GIVEN PROBLEM -> Skipping all pictures, set down the lines of the listing from the first through the one with "(0,0) rectangle (1589,793);".

┌──

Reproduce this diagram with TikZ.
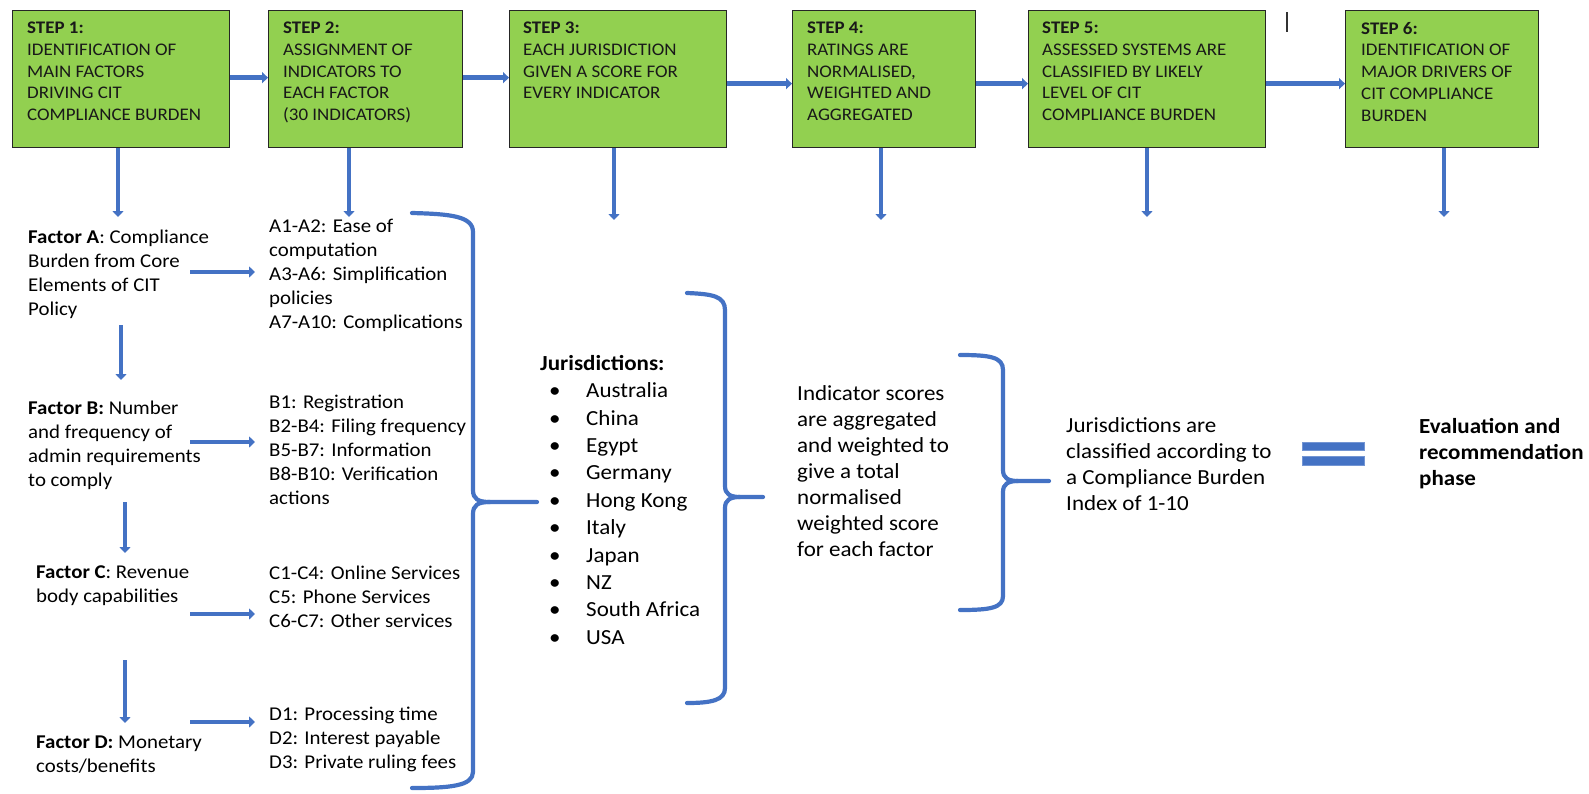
\documentclass[tikz,border=0pt]{standalone}
\usepackage{fontspec}
\setmainfont{Carlito}[FakeStretch=1.07]
\usepackage{tikz}
\usetikzlibrary{arrows.meta, positioning, calc}

\definecolor{stepgreen}{HTML}{92D050}
\definecolor{flowblue}{HTML}{4472C4}

\newcommand{\jitem}[1]{\makebox[46pt][l]{\hspace{9pt}\textbullet}#1}

\tikzset{
  stepbox/.style={draw=black!85, line width=1.3pt, fill=stepgreen, anchor=north west,
    inner sep=0pt, minimum height=137pt},
  steptext/.style={align=left, inner sep=0pt, text=black!90,
    font=\fontsize{17.7}{21.7}\selectfont},
  note/.style={align=left, inner sep=0pt, anchor=north west,
    font=\fontsize{19.5}{24}\selectfont},
  bignote/.style={align=left, inner sep=0pt, anchor=north west,
    font=\fontsize{21.5}{26}\selectfont},
  flow/.style={draw=flowblue, line width=4.5pt, -{Triangle[width=11pt,length=6pt]}},
  brace/.style={draw=flowblue, line width=4.2pt, line cap=round, line join=round},
}

\begin{document}
\begin{tikzpicture}[x=1pt, y=-1pt]
  \useasboundingbox (0,0) rectangle (1589,793);

  % Step boxes along the top
  \foreach \i/\x/\w in {1/12/217, 2/268/194, 3/509/217, 4/792/183, 5/1028/237, 6/1345/193}
    \node[stepbox, minimum width=\w pt] (s\i) at (\x,10) {};

  \node[steptext, below right=12pt and 15pt of s1.north west] (t1)
    {\textbf{STEP 1:}\\IDENTIFICATION OF\\MAIN FACTORS\\DRIVING CIT\\COMPLIANCE BURDEN};
  \node[steptext, below right=12pt and 15pt of s2.north west] (t2)
    {\textbf{STEP 2:}\\ASSIGNMENT OF\\INDICATORS TO\\EACH FACTOR\\(30 INDICATORS)};
  \node[steptext, below right=12pt and 14pt of s3.north west] (t3)
    {\textbf{STEP 3:}\\EACH JURISDICTION\\GIVEN A SCORE FOR\\EVERY INDICATOR};
  \node[steptext, below right=12pt and 15pt of s4.north west] (t4)
    {\textbf{STEP 4:}\\RATINGS ARE\\NORMALISED,\\WEIGHTED AND\\AGGREGATED};
  \node[steptext, below right=12pt and 14pt of s5.north west] (t5)
    {\textbf{STEP 5:}\\ASSESSED SYSTEMS ARE\\CLASSIFIED BY LIKELY\\LEVEL OF CIT\\COMPLIANCE BURDEN};
  \node[steptext, below right=12pt and 16pt of s6.north west] (t6)
    {\textbf{STEP 6:}\\IDENTIFICATION OF\\MAJOR DRIVERS OF\\CIT COMPLIANCE\\BURDEN};

  % stray cursor mark
  \draw[line width=1.3pt, black!80] (1287,12) -- (1287,32);

  % Arrows between steps
  \draw[flow] ([yshift=1.5pt]s1.east) -- ([yshift=1.5pt]s2.west);
  \draw[flow] ([yshift=1.5pt]s2.east) -- ([yshift=1.5pt]s3.west);
  \draw[flow] ([yshift=-4.5pt]s3.east) -- ([yshift=-4.5pt]s4.west);
  \draw[flow] ([yshift=-4.5pt]s4.east) -- ([yshift=-4.5pt]s5.west);
  \draw[flow] ([yshift=-4.5pt]s5.east) -- ([yshift=-4.5pt]s6.west);

  % Arrows down from the steps
  \foreach \i/\x/\y in {1/118/217, 2/349/217, 3/614/220, 4/881/220, 5/1147/217, 6/1444/217} {
    \coordinate (d\i) at (\x,\y);
    \draw[flow] (s\i.south -| d\i) -- (d\i);
  }

  % Factors
  \node[note] (fA) at (28,230) {\textbf{Factor A}: Compliance\\Burden from Core\\Elements of CIT\\Policy};
  \node[note] (fB) at (28,401) {\textbf{Factor B:} Number\\and frequency of\\admin requirements\\to comply};
  \node[note] (fC) at (36,566) {\textbf{Factor C}: Revenue\\body capabilities};
  \node[note] (fD) at (36,736) {\textbf{Factor D:} Monetary\\costs/benefits};

  % Indicators per factor
  \node[note] (lA) at (269,219) {A1-A2: Ease of\\computation\\A3-A6: Simplification\\policies\\A7-A10: Complications};
  \node[note] (lB) at (269,395) {B1: Registration\\B2-B4: Filing frequency\\B5-B7: Information\\B8-B10: Verification\\actions};
  \node[note] (lC) at (269,566) {C1-C4: Online Services\\C5: Phone Services\\C6-C7: Other services};
  \node[note] (lD) at (269,707) {D1: Processing time\\D2: Interest payable\\D3: Private ruling fees};

  \foreach \f/\y in {A/272, B/442, C/614, D/722} {
    \coordinate (from\f) at (190,\y);
    \coordinate (to\f) at (255,\y);
    \draw[flow] (from\f) -- (to\f);
  }

  % Down arrows between factors
  \coordinate (ab1) at (121,325); \coordinate (ab2) at (121,380);
  \coordinate (bc1) at (125,502); \coordinate (bc2) at (125,553);
  \coordinate (cd1) at (125,660); \coordinate (cd2) at (125,723);
  \draw[flow] (ab1) -- (ab2);
  \draw[flow] (bc1) -- (bc2);
  \draw[flow] (cd1) -- (cd2);

  % Jurisdictions
  \node[note, font=\fontsize{21.5}{27.4}\selectfont] (jur) at (540,355)
    {\textbf{Jurisdictions:}\\\jitem{Australia}\\\jitem{China}\\\jitem{Egypt}\\\jitem{Germany}\\
     \jitem{Hong Kong}\\\jitem{Italy}\\\jitem{Japan}\\\jitem{NZ}\\\jitem{South Africa}\\\jitem{USA}};

  \node[bignote] (ind) at (797,385)
    {Indicator scores\\are aggregated\\and weighted to\\give a total\\normalised\\weighted score\\for each factor};
  \node[bignote] (cls) at (1066,417)
    {Jurisdictions are\\classified according to\\a Compliance Burden\\Index of 1-10};
  \node[bignote, font=\fontsize{21.5}{26}\selectfont\bfseries] (eval) at (1419,418)
    {Evaluation and\\recommendation\\phase};

  % Braces
  \draw[brace] (412,213) .. controls (450,214) and (473,216) .. (473,232) -- (473,490)
    .. controls (473,499) and (478,502) .. (490,502) -- (537,502);
  \draw[brace] (490,502) .. controls (478,502) and (473,505) .. (473,514) -- (473,772)
    .. controls (473,786) and (450,788) .. (412,788);

  \draw[brace] (687,293) .. controls (712,294) and (725,296) .. (725,310) -- (725,486)
    .. controls (725,494) and (730,497) .. (740,497) -- (763,497);
  \draw[brace] (740,497) .. controls (730,497) and (725,500) .. (725,508) -- (725,688)
    .. controls (725,700) and (712,703) .. (687,703);

  \draw[brace] (960,355) .. controls (990,355) and (1003,357) .. (1003,370) -- (1003,470)
    .. controls (1003,478) and (1008,481) .. (1018,481) -- (1049,481);
  \draw[brace] (1018,481) .. controls (1008,481) and (1003,484) .. (1003,492) -- (1003,596)
    .. controls (1003,608) and (990,610) .. (960,610);

  % Equals sign
  \fill[flowblue, draw=flowblue!75] (1302,442) rectangle (1364,450);
  \fill[flowblue, draw=flowblue!75] (1302,456) rectangle (1364,465);
\end{tikzpicture}
\end{document}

└──

REPLY ->
Reproduce this diagram with TikZ.
\documentclass[tikz,border=0pt]{standalone}
\usepackage{fontspec}
\setmainfont{Carlito}[FakeStretch=1.07]
\usepackage{tikz}
\usetikzlibrary{arrows.meta, positioning, calc}

\definecolor{stepgreen}{HTML}{92D050}
\definecolor{flowblue}{HTML}{4472C4}

\newcommand{\jitem}[1]{\makebox[46pt][l]{\hspace{9pt}\textbullet}#1}

\tikzset{
  stepbox/.style={draw=black!85, line width=1.3pt, fill=stepgreen, anchor=north west,
    inner sep=0pt, minimum height=137pt},
  steptext/.style={align=left, inner sep=0pt, text=black!90,
    font=\fontsize{17.7}{21.7}\selectfont},
  note/.style={align=left, inner sep=0pt, anchor=north west,
    font=\fontsize{19.5}{24}\selectfont},
  bignote/.style={align=left, inner sep=0pt, anchor=north west,
    font=\fontsize{21.5}{26}\selectfont},
  flow/.style={draw=flowblue, line width=4.5pt, -{Triangle[width=11pt,length=6pt]}},
  brace/.style={draw=flowblue, line width=4.2pt, line cap=round, line join=round},
}

\begin{document}
\begin{tikzpicture}[x=1pt, y=-1pt]
  \useasboundingbox (0,0) rectangle (1589,793);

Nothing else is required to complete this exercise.